L’implication du citoyen : acteur à part entière
Enfin, difficile de parler d’efficacité sans évoquer l’atout souvent sous-exploité : le citoyen. Avec les Alertes Feu Forêt envoyées sur smartphone, les réseaux de sentinelles volontaires, ou les formations à la culture du risque, les mentalités évoluent.
Dans les zones à haut risque, comme certaines communes d’Occitanie ou en Provence, des Plans Communaux de Sauvegarde commencent à inclure véritablement les habitants dans la stratégie de réaction. Certains sont formés au débroussaillage réglementaire, au balisage des issues, voire au 1er signalement précoce de fumée via des applis dédiées.
Impliquer le citoyen, ce n’est pas déléguer le travail des pompiers. C’est préparer le terrain pour que notre intervention soit plus efficace, plus rapide et moins risquée. Chaque minute gagnée avant que le sinistre ne prenne de l’ampleur, c’est autant d’hectares sauvés – et souvent, des vies humaines aussi.
Quand la technologie rencontre l’expérience de terrain
Les nouvelles techniques ne remplacent pas l’expertise humaine. Les drones, les algorithmes ou les produits innovants ne sont rien s’ils ne sont pas maniés par des équipages formés, entraînés, cohérents dans l’action.
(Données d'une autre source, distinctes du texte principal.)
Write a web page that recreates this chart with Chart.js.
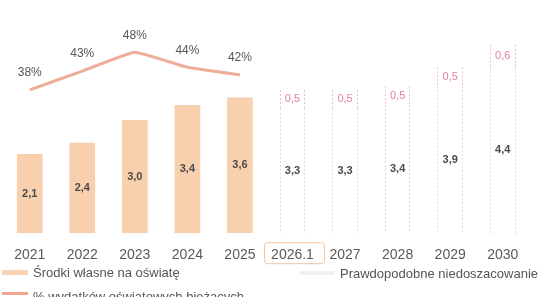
<!DOCTYPE html>
<html>
<head>
<meta charset="utf-8">
<script src="https://cdn.jsdelivr.net/npm/chart.js@4"></script>
<style>
    html, body { margin: 0; padding: 0; background: #fff; overflow: hidden; width: 553px; height: 297px; font-family: "Liberation Sans", Arial, sans-serif; }
    #wrap { position: absolute; left: 0; top: 0; width: 553px; height: 278px; }
    .leg { position: absolute; font-size: 13px; color: #555; white-space: nowrap; line-height: 15px; }
    .sw { position: absolute; }
</style>
</head>
<body>
<div id="wrap"><canvas id="chart"></canvas></div>

<div class="sw" style="left:2px; top:270px; width:26px; height:5px; background:#f9d3b6;"></div>
<div class="leg" style="left:33px; top:265px;">Środki własne na oświatę</div>
<div class="sw" style="left:300px; top:271px; width:34px; height:4px; background:#f2f0f0;"></div>
<div class="leg" style="left:340px; top:266px;">Prawdopodobne niedoszacowanie</div>
<div class="sw" style="left:2px; top:292px; width:26px; height:3px; background:#f2a68c;"></div>
<div class="leg" style="left:33px; top:289px;">% wydatków oświatowych bieżących</div>

<script>
// --------------------------- Data

const years = ['2021', '2022', '2023', '2024', '2025', '2026.1', '2027', '2028', '2029', '2030'];
const own_funds = [2.1, 2.4, 3.0, 3.4, 3.6, null, null, null, null, null];
const forecast_base = [null, null, null, null, null, 3.3, 3.3, 3.4, 3.9, 4.4];
const underestimate = [null, null, null, null, null, 0.5, 0.5, 0.5, 0.5, 0.6];
const share_pct = [38, 43, 48, 44, 42, null, null, null, null, null];

const COLORS = {
    peach: '#f9d0ae',
    line: '#efae98',
    dashOrange: '#f6d2b6',
    dashPink: '#f4bccb',
    pinkText: '#e0829c',
    text: '#4a4a4a',
    tick: '#5a5a5a'
};

const fmt = v => v.toFixed(1).replace('.', ',');

// --------------------------- Plugins

// dashed side borders for forecast bars
const dashedBars = {
    id: 'dashedBars',
    afterDatasetsDraw(chart) {
        const ctx = chart.ctx;
        chart.data.datasets.forEach((ds, i) => {
            if (!ds.dashColor) return;
            const meta = chart.getDatasetMeta(i);
            meta.data.forEach((el, j) => {
                if (ds.data[j] == null) return;
                const p = el.getProps(['x', 'y', 'base', 'width'], true);
                const l = Math.round(p.x - p.width / 2) + 0.5;
                const r = Math.round(p.x + p.width / 2) - 0.5;
                ctx.save();
                ctx.strokeStyle = ds.dashColor;
                ctx.lineWidth = 1;
                ctx.setLineDash([2, 2]);
                ctx.beginPath();
                ctx.moveTo(l, p.y); ctx.lineTo(l, p.base);
                ctx.moveTo(r, p.y); ctx.lineTo(r, p.base);
                ctx.stroke();
                ctx.restore();
            });
        });
    }
};

// value labels
const valueLabels = {
    id: 'valueLabels',
    afterDatasetsDraw(chart) {
        const ctx = chart.ctx;
        ctx.save();
        ctx.textAlign = 'center';
        ctx.textBaseline = 'middle';
        chart.data.datasets.forEach((ds, i) => {
            const meta = chart.getDatasetMeta(i);
            meta.data.forEach((el, j) => {
                const v = ds.data[j];
                if (v == null) return;
                const p = el.getProps(['x', 'y', 'base'], true);
                if (ds.type === 'line') {
                    ctx.font = '12px "Liberation Sans", Arial, sans-serif';
                    ctx.fillStyle = '#555';
                    ctx.fillText(v + '%', p.x, p.y - 17);
                } else if (ds.labelColor) {
                    ctx.font = '11px "Liberation Sans", Arial, sans-serif';
                    ctx.fillStyle = ds.labelColor;
                    ctx.fillText(fmt(v), p.x, (p.y + p.base) / 2);
                } else {
                    ctx.font = 'bold 11px "Liberation Sans", Arial, sans-serif';
                    ctx.fillStyle = COLORS.text;
                    ctx.fillText(fmt(v), p.x, (p.y + p.base) / 2);
                }
            });
        });
        ctx.restore();
    }
};

// box round the 2026 tick label
const tickBox = {
    id: 'tickBox',
    afterDraw(chart) {
        const ctx = chart.ctx;
        const x = chart.scales.x.getPixelForValue(5);
        const top = chart.chartArea.bottom + 9.5;
        ctx.save();
        ctx.strokeStyle = '#f0c6a2';
        ctx.lineWidth = 1;
        ctx.beginPath();
        ctx.roundRect(Math.round(x - 29) + 0.5, top, 60, 21, 3);
        ctx.stroke();
        ctx.restore();
    }
};

// --------------------------- Chart

const data = {
    labels: years,
    datasets: [
        {
            type: 'line',
            label: '% wydatków oświatowych bieżących',
            data: share_pct,
            yAxisID: 'y1',
            borderColor: COLORS.line,
            borderWidth: 3,
            pointRadius: 0,
            tension: 0.1,
            order: 0
        },
        {
            type: 'bar',
            label: 'Środki własne na oświatę',
            data: own_funds,
            backgroundColor: COLORS.peach,
            stack: 's',
            order: 1
        },
        {
            type: 'bar',
            label: 'Prognoza',
            data: forecast_base,
            backgroundColor: 'rgba(255,255,255,0)',
            dashColor: COLORS.dashOrange,
            stack: 's',
            order: 1
        },
        {
            type: 'bar',
            label: 'Prawdopodobne niedoszacowanie',
            data: underestimate,
            backgroundColor: 'rgba(255,255,255,0)',
            dashColor: COLORS.dashPink,
            labelColor: COLORS.pinkText,
            stack: 's',
            order: 1
        }
    ]
};

const options = {
    responsive: true,
    maintainAspectRatio: false,
    animation: false,
    layout: { padding: { top: 7, left: 3, right: 24, bottom: 0 } },
    datasets: { bar: { categoryPercentage: 1, barPercentage: 0.49 } },
    plugins: {
        legend: { display: false },
        tooltip: { enabled: false }
    },
    scales: {
        x: {
            stacked: true,
            grid: { display: false, drawTicks: false },
            border: { display: false },
            ticks: {
                padding: 14,
                color: COLORS.tick,
                font: { family: '"Liberation Sans", Arial, sans-serif', size: 14 },
                maxRotation: 0,
                autoSkip: false
            }
        },
        y: {
            stacked: true,
            display: false,
            min: 0,
            max: 6
        },
        y1: {
            display: false,
            min: 0,
            max: 60
        }
    }
};

new Chart(document.getElementById('chart'), {
    data: data,
    options: options,
    plugins: [dashedBars, valueLabels, tickBox]
});
</script>
</body>
</html>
Ce que nous vivons aujourd’hui, c’est une forme de « révolution douce » : renforcer chaque maillon de la chaîne de lutte contre les feux, sans jamais négliger la simplicité des gestes qui sauvent. Une lance bien placée vaut parfois plus qu’un hélicoptère mal orienté. Un contre-feu bien conduit mérite autant d’éloges qu’une image satellite précise.
Face aux feux de demain, l’alliance entre innovation, prévention, coordination et expérience reste notre meilleure arme. Les moyens évoluent, mais les valeurs demeurent : dévouement, rigueur, et volonté farouche de protéger. Car chaque forêt préservée est une promesse tenue aux générations futures.